The Vermont Senate voted to pass H211 on May 28, 2026, advancing new state rules for data brokers that broaden what counts as brokered personal information, require registration and higher fees, and add security-breach notice obligations.
Senator from Chitten, reporting for the Senate Economic Development, Housing and General Affairs Committee, told colleagues the bill widens the definition of “brokered personal information” to include information linked to an identified individual or a device tied to a household and adds definitions such as precise geolocation processor and sale. He said the bill would require data brokers doing business in Vermont to register within 30 days and raise the annual registration fee (the committee and finance reports set the new fee at $900), require a $20,000 bond to run to the state, and strengthen penalties for registration and reporting failures.

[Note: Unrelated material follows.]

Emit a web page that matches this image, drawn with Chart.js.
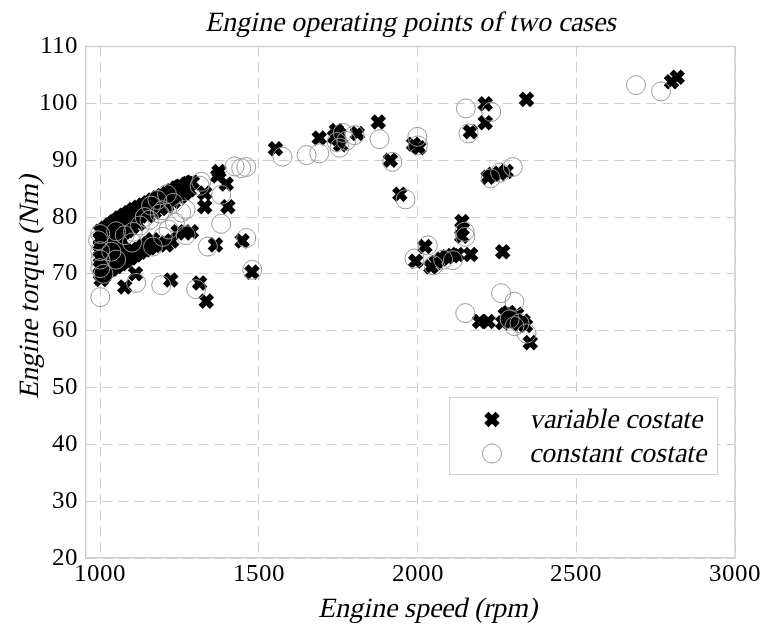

The bill also adds a Data Broker Security Breach Notice provision requiring brokers to notify consumers within 45 days of a breach and the attorney general within 14 days, with enforcement through the Vermont Consumer Protection Act.
The committee removed a mandatory deletion-mechanism requirement and instead charged the Secretary of State with studying the feasibility of a centralized deletion tool; the original bill had proposed a $50,000 appropriation to help the Secretary of State stand up the study and an accessible deletion mechanism. Senator from Chitten and the Finance Committee described the study as a way to determine whether Vermont should build its own platform or piggyback on an existing state-level system. The appropriations committee recommended striking the $50,000 appropriation and inserting adjusted effective dates; the Senate adopted that recommendation before passage.
Senators raised questions on the floor about enforcement and scope. Senator from Windsor said many large, third-party data brokers operate “mostly in the dark,” collecting information from public records and online activity without a direct consumer relationship. "Consumers never actually agreed to provide these companies with their information in the first place," the senator said, arguing the bill corrects a market failure. The reporter cited LexisNexis as an industry example during questioning.
Senators also debated adding a judiciary member to the state’s cybersecurity advisory council; concerns about conflicts were raised and referred to the institutions committee for follow-up. The final bill also includes provisions from H650 to require education-technology providers used in Vermont schools to provide registrant information and privacy policies to the Secretary of State.
Procedural steps on the floor included a voice vote to suspend rules to take up H211 for immediate consideration, adoption of the appropriations committee amendments, ordering the third reading, and a voice vote to pass H211 in concurrence with the committee proposal of amendment. After passage, the Senate moved to message the action to the House.
What’s next: The data-broker sections of H211 are slated to take effect January 1, 2027, and other sections are set to take effect July 1, 2026, as amended on the floor. The Senate removed the $50,000 appropriation and directed the Secretary of State to study an accessible deletion mechanism and report back; the transcript notes a study-report deadline originally contemplated for December 1, 2028 (as described in the committee report).